By Emilie Haertsch, Publications
For all the importance and notoriety of Henry Adams’s book The Autobiography of Henry Adams, it contains one glaring omission: Henry’s wife Clover Adams is not mentioned once. Natalie Dykstra’s new biography, Clover Adams: A Gilded and Heartbreaking Life, attempts to rectify this by shedding light on the life and work of a remarkable 19th-century woman. This is no dry, esoteric biography, but an engaging, enjoyable read for the scholar or layperson alike.
Marian Hooper Adams was nicknamed “Clover” by her mother, who felt that her daughter’s birth was a lucky occurrence. Born into a wealthy, prominent Boston family, Clover was raised in privilege and highly educated. Her mother died when she was five, but Clover remained very close to her father for the rest of her life. In 1872, at the age of 28, she married the historian Henry Adams, who was teaching at Harvard. After five years they moved to Washington, DC, residing near the White House, and began hosting an exclusive salon of politicians, writers, and thinkers. Despite this stimulation, Clover and Henry were bored, and the spark went out of their marriage. Their problems intensified due to the fact that they were unable to have children.
Clover had always been interested in art and she found an outlet for her frustrations in a new camera in 1883. She learned the painstaking development process and began to take photographs of people, landscapes, and animals (she was a great lover of dogs and horses). Although a few of her photographs show traces of humor, including those of her dogs posed at a table set for tea, many of Clover’s photographs convey the melancholy and isolation of her own experience.

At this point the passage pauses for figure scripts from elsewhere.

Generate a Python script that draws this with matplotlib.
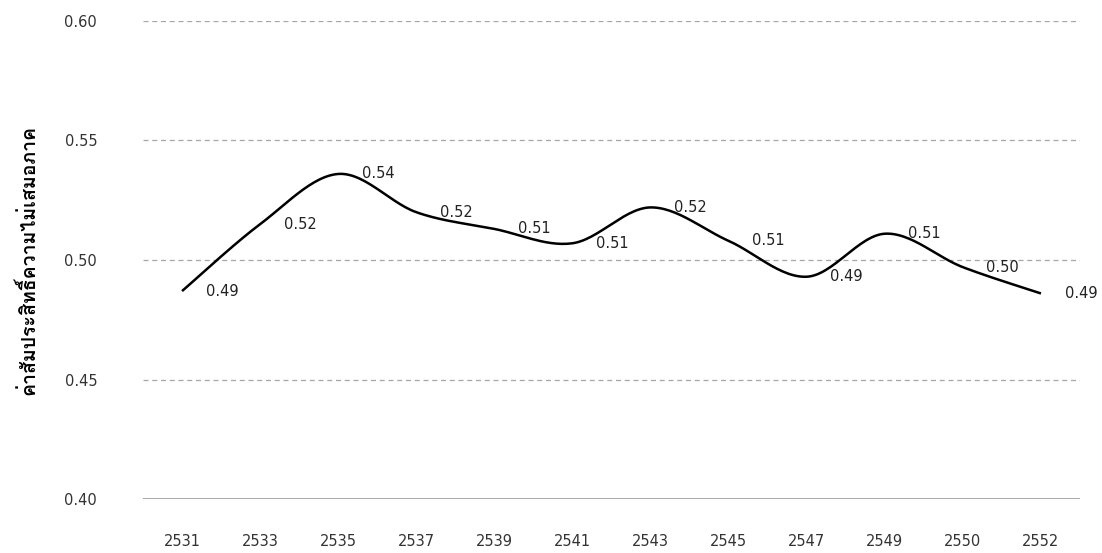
import numpy as np
import matplotlib
matplotlib.use('Agg')
import matplotlib.pyplot as plt
from matplotlib import font_manager
from matplotlib.ft2font import FT2Font

# data
years = ['2531', '2533', '2535', '2537', '2539', '2541', '2543', '2545', '2547', '2549', '2550', '2552']
gini = [0.487, 0.515, 0.536, 0.520, 0.513, 0.507, 0.522, 0.508, 0.493, 0.511, 0.497, 0.486]
y_ticks = [0.40, 0.45, 0.50, 0.55, 0.60]
y_label = 'ค่าสัมประสิทธิ์ความไม่เสมอภาค'

# find an installed font that has thai glyphs
thai_font = 'DejaVu Sans'
for f in font_manager.fontManager.ttflist:
    try:
        if 0x0E04 in FT2Font(f.fname).get_charmap():
            thai_font = f.name
            break
    except Exception:
        pass

# smooth line like a spreadsheet chart (catmull-rom as bezier)
def smooth(xs, ys, n=30):
    p = np.column_stack([xs, ys]).astype(float)
    p = np.vstack([p[0], p, p[-1]])
    out = []
    t = np.linspace(0, 1, n)[:, None]
    for i in range(1, len(p) - 2):
        p0, p1, p2, p3 = p[i - 1], p[i], p[i + 1], p[i + 2]
        c1 = p1 + (p2 - p0) / 6
        c2 = p2 - (p3 - p1) / 6
        seg = (1 - t)**3 * p1 + 3 * (1 - t)**2 * t * c1 + 3 * (1 - t) * t**2 * c2 + t**3 * p2
        out.append(seg if i == 1 else seg[1:])
    out = np.vstack(out)
    return out[:, 0], out[:, 1]

x = np.arange(len(years))
sx, sy = smooth(x, gini)

fig = plt.figure(figsize=(11.02, 5.53), dpi=100)
ax = fig.add_axes([143/1102, 1 - 499/553, (1080 - 143)/1102, (499 - 21)/553])

for v in y_ticks[1:]:
    ax.axhline(v, color='#a6a6a6', lw=0.9, ls=(0, (4, 3)), zorder=1)
ax.axhline(y_ticks[0], color='#9a9a9a', lw=1.2, zorder=1)

ax.plot(sx, sy, color='black', lw=1.8, zorder=3, solid_capstyle='butt')

for xi, v in zip(x, gini):
    ax.annotate(f'{v:.2f}', (xi, v), xytext=(17, 0), textcoords='offset points',
                ha='left', va='center', fontsize=10.5, color='#222222')

ax.set_xlim(-0.5, len(years) - 0.5)
ax.set_ylim(y_ticks[0], y_ticks[-1])
ax.set_yticks(y_ticks)
ax.set_yticklabels([f'{v:.2f}' for v in y_ticks])
ax.set_xticks(x)
ax.set_xticklabels(years)
ax.tick_params(axis='y', length=0, pad=33, labelsize=10.5, labelcolor='#333333')
ax.tick_params(axis='x', length=0, pad=25, labelsize=10.5, labelcolor='#333333')
for s in ax.spines.values():
    s.set_visible(False)

ax.set_ylabel(y_label, family=[thai_font, 'DejaVu Sans'], fontsize=14, fontweight='bold')
ax.yaxis.set_label_coords(-0.112, 0.5)

fig.savefig('out.png', dpi=100)
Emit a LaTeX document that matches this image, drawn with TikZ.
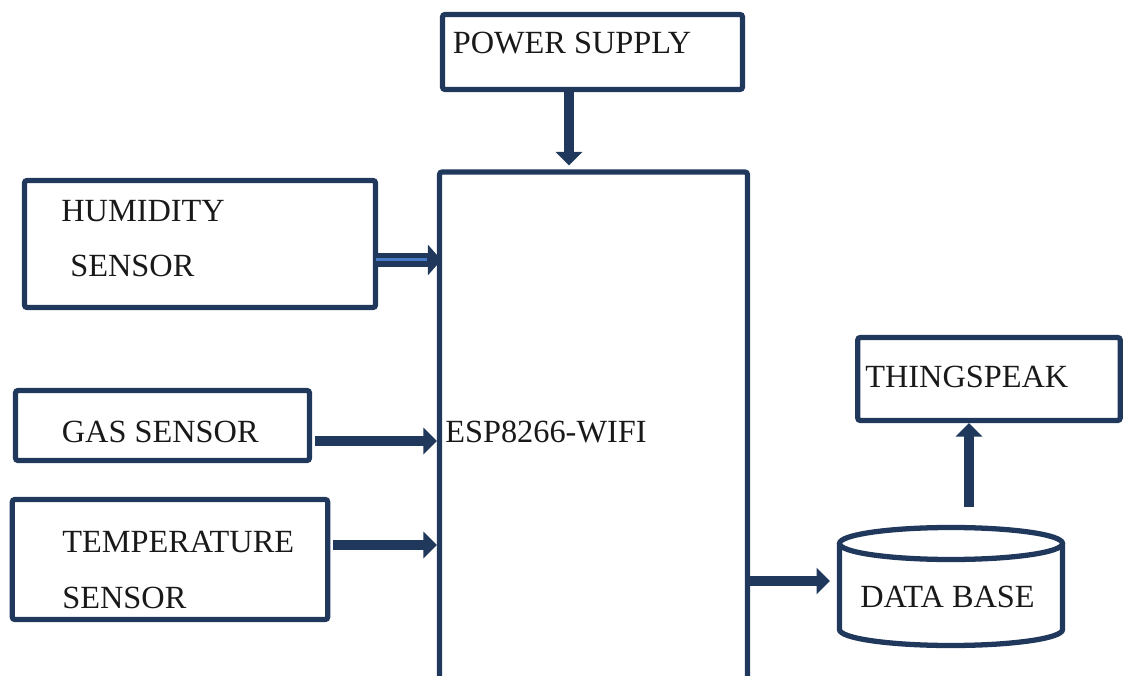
\documentclass[tikz,border=0pt]{standalone}
\usepackage{fontspec}
\setmainfont{Liberation Serif}
\usetikzlibrary{arrows.meta}
\definecolor{navy}{RGB}{31,56,91}
\definecolor{stripe}{RGB}{72,122,200}

\begin{document}
\begin{tikzpicture}[font=\fontsize{18.4}{22}\selectfont]
	\tikzstyle{box}=[draw=navy, line width=3pt, rounded corners=1.5pt, inner sep=0pt]
	\tikzstyle{txt}=[anchor=base west, inner sep=0pt, text=black!90]
	\tikzstyle{arr}=[navy, line width=0.2cm, -{Triangle[width=0.52cm,length=0.27cm]}]
	
	\useasboundingbox (0,0) rectangle (22.48,13.5);
	\clip (0,0) rectangle (22.48,13.5);
	
	% blocks
	\node[box, minimum width=6cm, minimum height=1.5cm] (power) at (11.85,12.46) {};
	\node[box, minimum width=6.16cm, minimum height=10.56cm] (esp) at (11.87,4.78) {};
	\node[box, minimum width=7.02cm, minimum height=2.54cm] (hum) at (4,8.62) {};
	\node[box, minimum width=5.88cm, minimum height=1.4cm] (gas) at (3.25,4.99) {};
	\node[box, minimum width=6.31cm, minimum height=2.4cm] (temp) at (3.4,2.31) {};
	\node[box, minimum width=5.25cm, minimum height=1.66cm] (thing) at (19.78,5.92) {};
	
	% data base
	\draw[navy, line width=3pt] (16.79,2.63) -- (16.79,0.91) arc[start angle=180, end angle=360, x radius=2.23cm, y radius=0.32cm] -- (21.25,2.63);
	\draw[navy, line width=3pt] (19.02,2.63) ellipse[x radius=2.23cm, y radius=0.32cm];
	
	% labels
	\node[txt] (power text) at (9.05,12.42) {POWER SUPPLY};
	\node[txt] (esp text) at (8.9,4.66) {ESP8266-WIFI};
	\node[txt] (hum text) at (1.22,9.06) {HUMIDITY};
	\node[txt] (hum text2) at (1.40,7.98) {SENSOR};
	\node[txt] (gas text) at (1.23,4.66) {GAS SENSOR};
	\node[txt] (temp text) at (1.24,2.46) {TEMPERATURE};
	\node[txt] (temp text2) at (1.24,1.34) {SENSOR};
	\node[txt] (thing text) at (17.3,5.76) {THINGSPEAK};
	\node[txt] (db) at (17.2,1.36) {DATA BASE};
	
	% connectors
	\coordinate (pwr out) at (11.38,11.71);
	\coordinate (hum out) at (7.51,8.3);
	\coordinate (gas out) at (6.3,4.68);
	\coordinate (temp out) at (6.66,2.6);
	\coordinate (db in) at (16.6,1.88);
	\coordinate (db out) at (19.38,3.36);
	
	\draw[arr] (pwr out) -- ([yshift=0.08cm]esp.north -| pwr out);
	\draw[arr, line width=0.27cm, -{Triangle[width=0.6cm,length=0.27cm]}] (hum out) -- ([xshift=0.09cm]esp.west |- hum out);
	\draw[stripe, line width=0.06cm] (hum out) -- ([xshift=-0.2cm]esp.west |- hum out);
	\draw[arr] (gas out) -- (esp.west |- gas out);
	\draw[arr] (temp out) -- (esp.west |- temp out);
	\draw[arr] (esp.east |- db in) -- (db in);
	\draw[arr] (db out) -- (thing.south -| db out);
\end{tikzpicture}
\end{document}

In the spring of 1885, Clover’s father died, and her emotional state worsened. In December of that year she took her own life by drinking a chemical used in processing photographs. She was 42 years old. Although Henry Adams rarely spoke of his wife after her death, he commissioned the sculptor Augustus Saint-Gaudens to produce a memorial at her gravesite in Rock Creek Cemetery. Saint-Gaudens created a sculpture of a mysterious shrouded, seated figure, which still receives many visitors today and helped inspire Natalie Dykstra to begin researching this book.

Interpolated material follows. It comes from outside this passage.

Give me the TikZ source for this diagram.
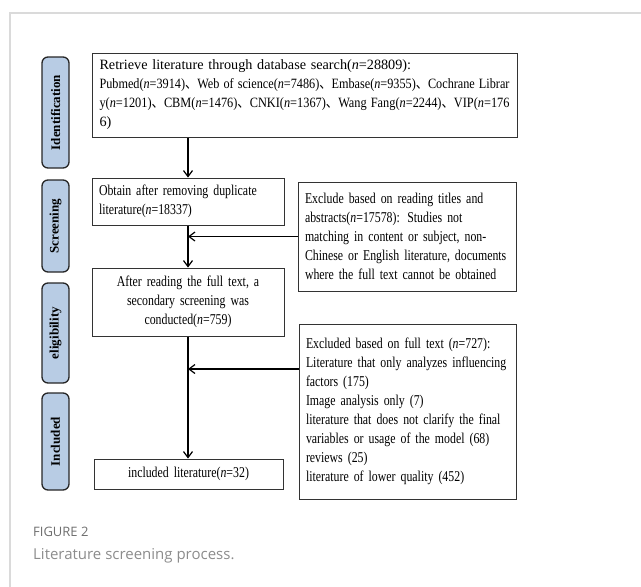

Dykstra is an associate professor of English at Hope College in Holland, MI, and she received a National Endowment for the Humanities fellowship for her work on Clover Adams. A Fellow of the Massachusetts Historical Society, Dykstra did much of the research for her book at the Society, and she guest-curated the Society’s current exhibit, A Gilded and Heartbreaking Life: The Photographs of Clover Adams. The exhibit is free and open to the public and runs through June 2nd.